If you want to take a look at the bidding wars that occurred (in the style of a poker game), check out Brenda Drake’s Website. Lots of really wonderful submissions and, in this contest, lots of winners.

So, I haven’t heard back from any of the folks who have THELMA yet, but this is just a little more good news. It’s a long road!


Put Your Dumb Book Down

It was hard, but I did what everyone says you should do. I finished my book and (revised it four or five times, developed at least seven drafts of a query letter, made a few floundering attempts to submit it to agents out of burning curiosity, got quality feedback from some beta readers who are way smarter than I am) then PUT IT DOWN.

All of those parenthetical things are not supposed to happen until after you’ve PUT YOUR DUMB BOOK DOWN for a month or so, but I really couldn’t help myself. I was too excited. Like, compulsively excited. Therefore, I didn’t do things in the right order.

In actuality, it’s OK. I’m just kind of going about things in a roundabout way. Like a slinky. That’s actually the only satisfying image that pops into my head when I think about this post-writing process.

You see, my initial fantasy was a powerful one.
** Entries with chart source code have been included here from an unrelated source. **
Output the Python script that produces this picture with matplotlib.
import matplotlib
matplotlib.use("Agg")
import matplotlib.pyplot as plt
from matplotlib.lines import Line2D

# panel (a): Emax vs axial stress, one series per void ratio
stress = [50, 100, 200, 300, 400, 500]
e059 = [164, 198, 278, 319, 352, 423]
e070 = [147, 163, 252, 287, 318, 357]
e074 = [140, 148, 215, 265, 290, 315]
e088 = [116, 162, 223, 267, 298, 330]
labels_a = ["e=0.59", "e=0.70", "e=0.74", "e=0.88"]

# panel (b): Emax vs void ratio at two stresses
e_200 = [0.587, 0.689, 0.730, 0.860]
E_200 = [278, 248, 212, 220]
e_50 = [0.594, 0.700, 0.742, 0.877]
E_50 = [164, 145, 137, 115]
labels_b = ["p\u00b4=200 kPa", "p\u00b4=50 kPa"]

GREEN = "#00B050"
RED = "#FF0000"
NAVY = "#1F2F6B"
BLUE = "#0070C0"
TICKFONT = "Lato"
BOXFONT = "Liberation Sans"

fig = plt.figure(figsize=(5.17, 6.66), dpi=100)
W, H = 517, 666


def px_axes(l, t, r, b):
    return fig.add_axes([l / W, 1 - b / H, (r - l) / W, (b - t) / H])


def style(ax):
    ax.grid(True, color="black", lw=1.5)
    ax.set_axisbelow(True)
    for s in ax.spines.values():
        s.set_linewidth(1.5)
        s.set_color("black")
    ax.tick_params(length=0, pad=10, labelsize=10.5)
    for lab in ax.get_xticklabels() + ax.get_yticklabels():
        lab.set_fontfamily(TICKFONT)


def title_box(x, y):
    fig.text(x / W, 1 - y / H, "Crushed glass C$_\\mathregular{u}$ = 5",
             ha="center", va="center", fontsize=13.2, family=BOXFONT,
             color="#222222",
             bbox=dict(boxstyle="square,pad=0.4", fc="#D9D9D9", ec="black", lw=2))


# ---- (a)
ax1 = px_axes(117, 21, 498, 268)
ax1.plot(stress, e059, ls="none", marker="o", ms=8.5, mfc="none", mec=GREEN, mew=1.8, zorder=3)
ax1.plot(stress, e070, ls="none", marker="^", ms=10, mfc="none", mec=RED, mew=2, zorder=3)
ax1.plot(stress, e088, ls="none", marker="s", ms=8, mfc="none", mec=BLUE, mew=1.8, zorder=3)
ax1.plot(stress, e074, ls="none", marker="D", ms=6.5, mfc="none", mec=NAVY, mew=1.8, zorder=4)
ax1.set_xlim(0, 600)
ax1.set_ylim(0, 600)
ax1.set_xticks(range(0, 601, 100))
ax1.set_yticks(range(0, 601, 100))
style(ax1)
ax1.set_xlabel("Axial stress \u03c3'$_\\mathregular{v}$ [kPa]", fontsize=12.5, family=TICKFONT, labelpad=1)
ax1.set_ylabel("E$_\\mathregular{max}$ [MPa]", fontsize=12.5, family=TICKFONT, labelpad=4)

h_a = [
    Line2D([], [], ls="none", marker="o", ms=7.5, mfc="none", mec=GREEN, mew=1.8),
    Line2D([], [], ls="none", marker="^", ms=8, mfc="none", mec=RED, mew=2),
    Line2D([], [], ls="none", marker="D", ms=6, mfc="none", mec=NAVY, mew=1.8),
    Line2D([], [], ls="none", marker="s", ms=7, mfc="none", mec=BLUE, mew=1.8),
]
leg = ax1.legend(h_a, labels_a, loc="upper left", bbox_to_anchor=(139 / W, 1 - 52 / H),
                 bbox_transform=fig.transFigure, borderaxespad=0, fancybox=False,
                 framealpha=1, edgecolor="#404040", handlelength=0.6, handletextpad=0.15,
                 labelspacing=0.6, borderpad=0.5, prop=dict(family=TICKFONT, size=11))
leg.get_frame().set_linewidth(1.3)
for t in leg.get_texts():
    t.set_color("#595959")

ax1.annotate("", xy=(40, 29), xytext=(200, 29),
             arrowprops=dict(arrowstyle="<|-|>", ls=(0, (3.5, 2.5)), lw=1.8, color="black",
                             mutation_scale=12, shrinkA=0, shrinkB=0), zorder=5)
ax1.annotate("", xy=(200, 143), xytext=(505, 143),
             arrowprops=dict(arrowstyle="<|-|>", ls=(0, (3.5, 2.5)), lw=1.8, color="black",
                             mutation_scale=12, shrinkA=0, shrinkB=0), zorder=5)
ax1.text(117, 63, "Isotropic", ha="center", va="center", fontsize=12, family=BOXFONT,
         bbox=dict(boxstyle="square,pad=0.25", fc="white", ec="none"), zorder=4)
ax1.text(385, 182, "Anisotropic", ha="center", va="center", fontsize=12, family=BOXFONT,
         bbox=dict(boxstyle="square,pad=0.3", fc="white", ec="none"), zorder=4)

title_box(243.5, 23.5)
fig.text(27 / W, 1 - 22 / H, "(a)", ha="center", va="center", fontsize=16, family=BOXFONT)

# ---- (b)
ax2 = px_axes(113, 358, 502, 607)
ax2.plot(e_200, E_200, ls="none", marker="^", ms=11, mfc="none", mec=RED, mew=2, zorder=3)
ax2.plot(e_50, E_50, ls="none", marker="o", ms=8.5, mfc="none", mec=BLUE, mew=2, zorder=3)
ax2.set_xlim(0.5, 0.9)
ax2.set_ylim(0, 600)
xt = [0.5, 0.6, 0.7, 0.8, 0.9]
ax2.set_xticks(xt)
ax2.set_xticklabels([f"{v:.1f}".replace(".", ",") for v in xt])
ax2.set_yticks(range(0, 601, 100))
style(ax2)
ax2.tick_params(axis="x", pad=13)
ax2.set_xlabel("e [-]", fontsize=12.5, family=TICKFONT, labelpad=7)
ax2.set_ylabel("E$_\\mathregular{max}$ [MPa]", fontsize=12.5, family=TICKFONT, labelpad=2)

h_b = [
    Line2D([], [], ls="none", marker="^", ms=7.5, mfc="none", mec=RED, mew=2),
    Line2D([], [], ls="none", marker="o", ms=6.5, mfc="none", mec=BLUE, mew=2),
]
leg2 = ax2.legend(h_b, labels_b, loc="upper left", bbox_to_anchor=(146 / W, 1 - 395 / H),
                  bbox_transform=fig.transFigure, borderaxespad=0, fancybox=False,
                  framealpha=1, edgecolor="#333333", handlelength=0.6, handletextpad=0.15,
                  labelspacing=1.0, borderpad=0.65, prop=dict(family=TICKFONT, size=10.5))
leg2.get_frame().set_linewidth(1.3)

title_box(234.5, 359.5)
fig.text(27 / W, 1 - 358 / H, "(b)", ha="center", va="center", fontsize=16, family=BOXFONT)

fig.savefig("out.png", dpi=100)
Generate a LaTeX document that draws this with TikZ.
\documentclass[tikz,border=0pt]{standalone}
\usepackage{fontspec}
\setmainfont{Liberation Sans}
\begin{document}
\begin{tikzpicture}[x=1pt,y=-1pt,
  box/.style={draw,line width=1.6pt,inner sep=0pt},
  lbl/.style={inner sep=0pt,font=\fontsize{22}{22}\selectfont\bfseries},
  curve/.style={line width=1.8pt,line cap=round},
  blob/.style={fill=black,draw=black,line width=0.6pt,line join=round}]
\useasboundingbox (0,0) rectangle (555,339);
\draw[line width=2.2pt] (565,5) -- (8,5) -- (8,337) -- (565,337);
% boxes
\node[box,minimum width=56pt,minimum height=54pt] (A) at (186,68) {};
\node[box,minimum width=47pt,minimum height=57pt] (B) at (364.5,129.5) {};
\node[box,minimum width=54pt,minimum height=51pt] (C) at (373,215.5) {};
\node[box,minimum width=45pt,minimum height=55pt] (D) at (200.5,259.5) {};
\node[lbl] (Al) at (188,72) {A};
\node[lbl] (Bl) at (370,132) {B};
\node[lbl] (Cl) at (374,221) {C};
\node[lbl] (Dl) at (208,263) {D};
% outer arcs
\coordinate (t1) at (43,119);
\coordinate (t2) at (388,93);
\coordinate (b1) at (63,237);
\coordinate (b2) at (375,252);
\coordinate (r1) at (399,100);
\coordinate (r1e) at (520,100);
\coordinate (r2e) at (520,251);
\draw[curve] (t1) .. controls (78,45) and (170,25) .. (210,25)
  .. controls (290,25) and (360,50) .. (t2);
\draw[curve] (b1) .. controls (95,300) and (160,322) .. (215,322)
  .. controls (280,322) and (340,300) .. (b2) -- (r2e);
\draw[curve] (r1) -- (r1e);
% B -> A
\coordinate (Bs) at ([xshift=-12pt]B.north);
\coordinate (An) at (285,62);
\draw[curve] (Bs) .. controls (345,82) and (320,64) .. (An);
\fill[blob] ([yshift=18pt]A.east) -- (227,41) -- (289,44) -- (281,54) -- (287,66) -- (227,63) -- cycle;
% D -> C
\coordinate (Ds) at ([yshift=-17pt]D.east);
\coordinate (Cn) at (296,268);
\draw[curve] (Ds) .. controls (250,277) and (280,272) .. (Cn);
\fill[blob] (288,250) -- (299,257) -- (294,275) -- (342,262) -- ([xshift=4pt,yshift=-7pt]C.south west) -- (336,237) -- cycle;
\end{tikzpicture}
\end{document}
It went like this:

1. Finished rough draft

2. Send casual email query to agent with one or two details of my masterpiece

3. Said agent shows up at my door the next morning. The poor woman has been running down route 2 all night. Her car stalled at Alewife and she had no money for the bus, but dammit, she wasn’t going to let me get away. So she ran in her stocking feet. The poor woman is bleeding but her eyes are wild and she seems to feel no pain. She HAD to represent my novel. That’s why she hopped in her SUV at 10pm and started driving from her Brooklyn apartment the second she finished reading my email. How did she find my address? I don’t know, but it doesn’t matter. We’re together now and no one in this wide world can tear us apart.

In the back of my mind, I was pretty sure about how these events would unfold. Alas, there seems to be a little more to it. But I had to go through the motions and experience countless mornings with literally no one pounding at my door at 6am in order to revise my process.

THELMA has been with the wonderful Ms. Jess Barnett (artist, former roommate, coworker, copy editor) for about a month and I haven’t looked at it in that time. In a few days I will get it back and begin another loop of revisions. I have a few more brilliant readers who are ready to give me some feedback and I also found this…

If you love short lists, you will not love this list. However, if you’re a writer who is really trying to poke and prod your manuscript, screenplay, play, etc. this might be really very useful to you: 40 Questions to Test Your Manuscript .

What. A. Great. List.

SHIFTING GEARS,  My Dark Love premiers tonight at ImprovBoston at 10pm! I’ll be the one wearing black.